The prosecution’s case: “This dog isn’t a fit person to raise the boy, in fact, he isn’t a person at all!” Ah, yes, the dehumanization defense. Sad.


Peabody, acting as his own lawyer (of course) retorts: “Thank you, I consider that an excellent recommendation.” (Yes, Mr. Peabody is in fact using reverse discourse to turn the prosecution’s insult into a point in his favor.)


The court decides, “We see no reason that if a boy can have a dog, a dog can’t have a boy.”


Sometimes it takes a cartoon to cut through the the legalese and make a point so obvious. Children accept the evidence in front of them: Mr. Peabody is smart, good, and responsible; Sherman lives in an orphanage with a terrible head master; Mr. Peabody would like to adopt Sherman, everybody wins. In this rare case, the courts actually make the right decision for the right reasons and the brilliant Peabody takes Sherman home.

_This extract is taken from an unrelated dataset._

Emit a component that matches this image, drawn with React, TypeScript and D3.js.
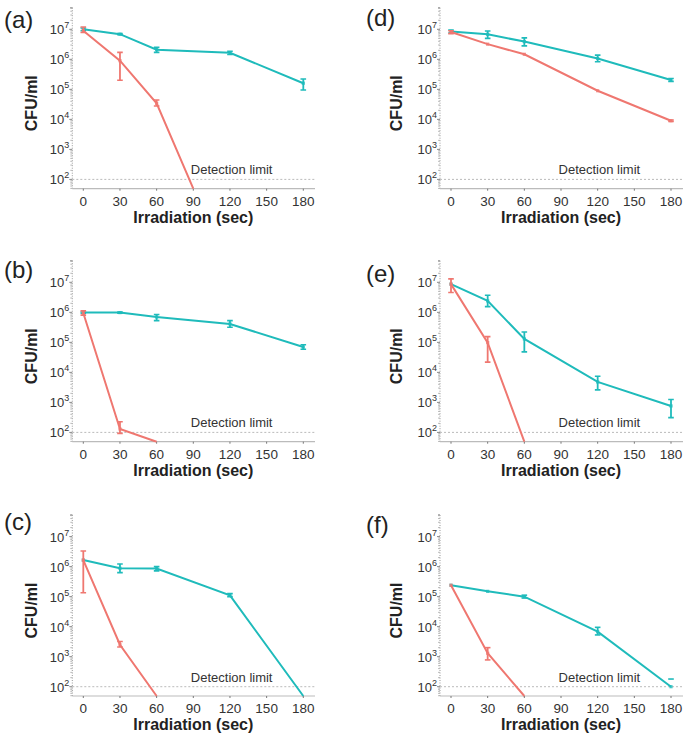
import React from "react";
import * as d3 from "d3";

// Below-detection values are drawn at the axis floor
const FLOOR = 49;

const panelLabels = ["(a)", "(b)", "(c)", "(d)", "(e)", "(f)"];
const xTicks = [0, 30, 60, 90, 120, 150, 180];
const yTickExps = [2, 3, 4, 5, 6, 7];
const xFull = [0, 30, 60, 120, 180];

// (a)
const aTealX = xFull;
const aTeal = [1e7, 6.9e6, 2.1e6, 1.65e6, 1.6e5];
const aTealLo = [9e6, 6.6e6, 1.7e6, 1.45e6, 9.5e4];
const aTealHi = [1.1e7, 7.2e6, 2.5e6, 1.85e6, 2.2e5];
const aRedX = [0, 30, 60, 90];
const aRed = [9e6, 9e5, 3.4e4, FLOOR];
const aRedLo = [7.8e6, 2e5, 2.8e4, NaN];
const aRedHi = [1.2e7, 1.7e6, 4.4e4, NaN];

// (b)
const bTealX = xFull;
const bTeal = [9.8e5, 9.8e5, 7e5, 4.1e5, 7e4];
const bTealLo = [9.3e5, 9.3e5, 5.3e5, 3.2e5, 5.9e4];
const bTealHi = [1.03e6, 1.02e6, 8.5e5, 5.3e5, 8.3e4];
const bRedX = [0, 30, 60];
const bRed = [9.5e5, 130, FLOOR];
const bRedLo = [8.1e5, 93, NaN];
const bRedHi = [1.12e6, 225, NaN];

// (c)
const cTealX = xFull;
const cTeal = [1.65e6, 8.8e5, 8.6e5, 1.1e5, FLOOR];
const cTealLo = [NaN, 6.3e5, 7.2e5, 1e5, NaN];
const cTealHi = [NaN, 1.23e6, 1e6, 1.26e5, NaN];
const cRedX = [0, 30, 60];
const cRed = [1.65e6, 2.5e3, FLOOR];
const cRedLo = [1.35e5, 2.1e3, NaN];
const cRedHi = [3.3e6, 3.2e3, NaN];

// (d)
const dTealX = xFull;
const dTeal = [8.5e6, 6.8e6, 3.9e6, 1.07e6, 2.05e5];
const dTealLo = [7.5e6, 5e6, 2.8e6, 8.3e5, 1.85e5];
const dTealHi = [9.5e6, 8.8e6, 5.2e6, 1.38e6, 2.3e5];
const dRedX = xFull;
const dRed = [8.1e6, 3.2e6, 1.47e6, 9e4, 9e3];
const dRedLo = [7.2e6, NaN, NaN, NaN, 8.5e3];
const dRedHi = [9e6, NaN, NaN, NaN, 9.5e3];

// (e)
const eTealX = xFull;
const eTeal = [8.7e6, 2.4e6, 1.3e5, 4.8e3, 760];
const eTealLo = [NaN, 1.55e6, 4.8e4, 2.6e3, 310];
const eTealHi = [NaN, 3.7e6, 2.2e5, 7.4e3, 1.25e3];
const eRedX = [0, 30, 60];
const eRed = [8.7e6, 9.8e4, FLOOR];
const eRedLo = [4.6e6, 2.2e4, NaN];
const eRedHi = [1.3e7, 1.55e5, NaN];

// (f)
const fTealX = xFull;
const fTeal = [2.4e5, 1.5e5, 1e5, 6.8e3, 100];
const fTealLo = [NaN, NaN, 9e4, 5.3e3, NaN];
const fTealHi = [NaN, NaN, 1.12e5, 9.5e3, 180];
const fRedX = [0, 30, 60];
const fRed = [2.4e5, 1.3e3, FLOOR];
const fRedLo = [NaN, 780, NaN];
const fRedHi = [NaN, 2e3, NaN];

type Series = { x: number[]; y: number[]; lo: number[]; hi: number[] };
const panels: { red: Series; teal: Series }[] = [
  { red: { x: aRedX, y: aRed, lo: aRedLo, hi: aRedHi }, teal: { x: aTealX, y: aTeal, lo: aTealLo, hi: aTealHi } },
  { red: { x: bRedX, y: bRed, lo: bRedLo, hi: bRedHi }, teal: { x: bTealX, y: bTeal, lo: bTealLo, hi: bTealHi } },
  { red: { x: cRedX, y: cRed, lo: cRedLo, hi: cRedHi }, teal: { x: cTealX, y: cTeal, lo: cTealLo, hi: cTealHi } },
  { red: { x: dRedX, y: dRed, lo: dRedLo, hi: dRedHi }, teal: { x: dTealX, y: dTeal, lo: dTealLo, hi: dTealHi } },
  { red: { x: eRedX, y: eRed, lo: eRedLo, hi: eRedHi }, teal: { x: eTealX, y: eTeal, lo: eTealLo, hi: eTealHi } },
  { red: { x: fRedX, y: fRed, lo: fRedLo, hi: fRedHi }, teal: { x: fTealX, y: fTeal, lo: fTealLo, hi: fTealHi } },
];

const TEAL = "#1fbbbb";
const RED = "#ef7770";
const FONT = "'Liberation Sans', Arial, sans-serif";

const colLayout = [
  { axisX: 72.3, x0: 83.3, x1: 303.3, end: 315, labelX: 4, titleX: 37 },
  { axisX: 440, x0: 451, x1: 671, end: 683, labelX: 366, titleX: 402 },
];
const rowBottoms = [188.7, 441.7, 696];
const labelBaselines = [[28, 278, 530], [26, 282, 533]];

function Panel({ idx }: { idx: number }) {
  const col = Math.floor(idx / 3);
  const row = idx % 3;
  const L = colLayout[col];
  const bottom = rowBottoms[row];
  const top = bottom - 181;
  const x = d3.scaleLinear().domain([0, 180]).range([L.x0, L.x1]);
  const y = d3.scaleLog().domain([Math.pow(10, 1.69), Math.pow(10, 7.72)]).range([bottom, top]).clamp(true);
  const data = panels[idx];
  const line = d3.line<[number, number]>().x((d) => x(d[0])).y((d) => y(d[1]));
  const clipId = `clip-${idx}`;
  const minor: number[] = [];
  for (let e = 1; e <= 7; e++) for (let m = 2; m <= 9; m++) {
    const v = m * Math.pow(10, e);
    const py = y(v);
    if (py >= top && py <= bottom && v > Math.pow(10, 1.69)) minor.push(v);
  }
  const renderSeries = (s: Series, color: string) => {
    const pts: [number, number][] = s.x.map((xv, i) => [xv, s.y[i]]);
    return (
      <g clipPath={`url(#${clipId})`}>
        <path d={line(pts) || ""} fill="none" stroke={color} strokeWidth={2} />
        {s.x.map((xv, i) => {
          const lo = s.lo[i], hi = s.hi[i];
          const px = x(xv);
          const els = [];
          if (!isNaN(lo) || !isNaN(hi)) {
            const y1 = y(isNaN(hi) ? s.y[i] : hi);
            const y2 = y(isNaN(lo) ? s.y[i] : lo);
            if (!isNaN(lo) && !isNaN(hi)) {
              els.push(<line key="v" x1={px} x2={px} y1={y1} y2={y2} stroke={color} strokeWidth={1.8} />);
            }
            if (!isNaN(hi)) els.push(<line key="h" x1={px - 2.8} x2={px + 2.8} y1={y1} y2={y1} stroke={color} strokeWidth={1.6} />);
            if (!isNaN(lo)) els.push(<line key="l" x1={px - 2.8} x2={px + 2.8} y1={y2} y2={y2} stroke={color} strokeWidth={1.6} />);
          }
          if (s.y[i] > FLOOR) {
            els.push(<rect key="m" x={px - 1.6} y={y(s.y[i]) - 1.6} width={3.2} height={3.2} fill={color} opacity={0.8} />);
          }
          return <g key={i}>{els}</g>;
        })}
      </g>
    );
  };
  return (
    <g fontFamily={FONT}>
      <defs>
        <clipPath id={clipId}>
          <rect x={L.axisX} y={top} width={L.end - L.axisX} height={bottom - top + 1} />
        </clipPath>
      </defs>
      {/* y axis dotted */}
      <line x1={L.axisX} x2={L.axisX} y1={top} y2={bottom} stroke="#999" strokeWidth={1} strokeDasharray="1,1.5" />
      {minor.map((v) => (
        <line key={v} x1={L.axisX - 2} x2={L.axisX} y1={y(v)} y2={y(v)} stroke="#aaa" strokeWidth={0.8} />
      ))}
      {yTickExps.map((e) => (
        <g key={e}>
          <line x1={L.axisX - 3} x2={L.axisX} y1={y(Math.pow(10, e))} y2={y(Math.pow(10, e))} stroke="#888" strokeWidth={1} />
          <text x={L.axisX - 3} y={y(Math.pow(10, e)) + 5} textAnchor="end" fontSize={13} fill="#333">
            10<tspan dy={-6} fontSize={9}>{e}</tspan>
          </text>
        </g>
      ))}
      {/* x axis */}
      <line x1={L.axisX} x2={L.end} y1={bottom} y2={bottom} stroke="#bbb" strokeWidth={1.2} />
      {xTicks.map((t) => (
        <g key={t}>
          <line x1={x(t)} x2={x(t)} y1={bottom} y2={bottom + 2} stroke="#777" strokeWidth={1} />
          <text x={x(t)} y={bottom + 17} textAnchor="middle" fontSize={13.5} fill="#333">{t}</text>
        </g>
      ))}
      {/* detection limit */}
      <line x1={L.axisX} x2={L.end} y1={y(100)} y2={y(100)} stroke="#aaa" strokeWidth={0.8} strokeDasharray="2,2" />
      <text x={x(88)} y={y(100) - 5} fontSize={13} fill="#333">Detection limit</text>
      {renderSeries(data.teal, TEAL)}
      {renderSeries(data.red, RED)}
      {/* titles */}
      <text x={(L.x0 + L.x1) / 2} y={bottom + 34} textAnchor="middle" fontSize={16} fontWeight="bold" fill="#222">
        Irradiation (sec)
      </text>
      <text
        transform={`translate(${L.titleX},${(top + bottom) / 2 + 5}) rotate(-90)`}
        textAnchor="middle"
        fontSize={16}
        fontWeight="bold"
        fill="#222"
      >
        CFU/ml
      </text>
      <text x={L.labelX} y={labelBaselines[col][row]} fontSize={24} fill="#222">{panelLabels[idx]}</text>
    </g>
  );
}

export default function App() {
  return (
    <svg width={685} height={738} style={{ position: "absolute", left: 0, top: 0, background: "#fff" }}>
      <rect width={685} height={738} fill="#fff" />
      {panels.map((_, i) => (
        <Panel key={i} idx={i} />
      ))}
    </svg>
  );
}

Now think about the scenario this way: Mr. Peabody, a successful, intelligent committed-bachelor with no interest in women, living in New York City, who wears a bow-tie and has an aloof speech affectation, decides he would like to adopt a child, but is told by the courts he cannot because he isn’t fit. Is anyone seeing any parallels, here?


I often wonder if shows like Rocky and Bullwinkle accidentally placed the seeds of social liberalizing. It sounds like a plot Glenn Beck would dream up: “Now, I’m not saying this is true, but isn’t it interesting how Rocky and Bullwinkle are both men, but the two Soviet spies, Boris Badinov and Natasha, are a couple? And why doesn’t Mr. Peabody have a wife? Is this cartoon, this show for children, saying America is a land of homosexuality and pedophilia, while communist Russia is the country with the proper values? These are just questions, people, but why am I the only one asking them?” Beck would then attempt to derive some hidden message from the various animals portrayed on the show using his magic blackboard of insanity.



The point, if there is one here, is that a cartoon in the sixties figured out that adoption is a matter of taking a child in a bad or sad position and putting that child into a home with a parent or parents who will love and care for him or her. That’s it. Why we haven’t figured that out yet in 2010 I don’t know.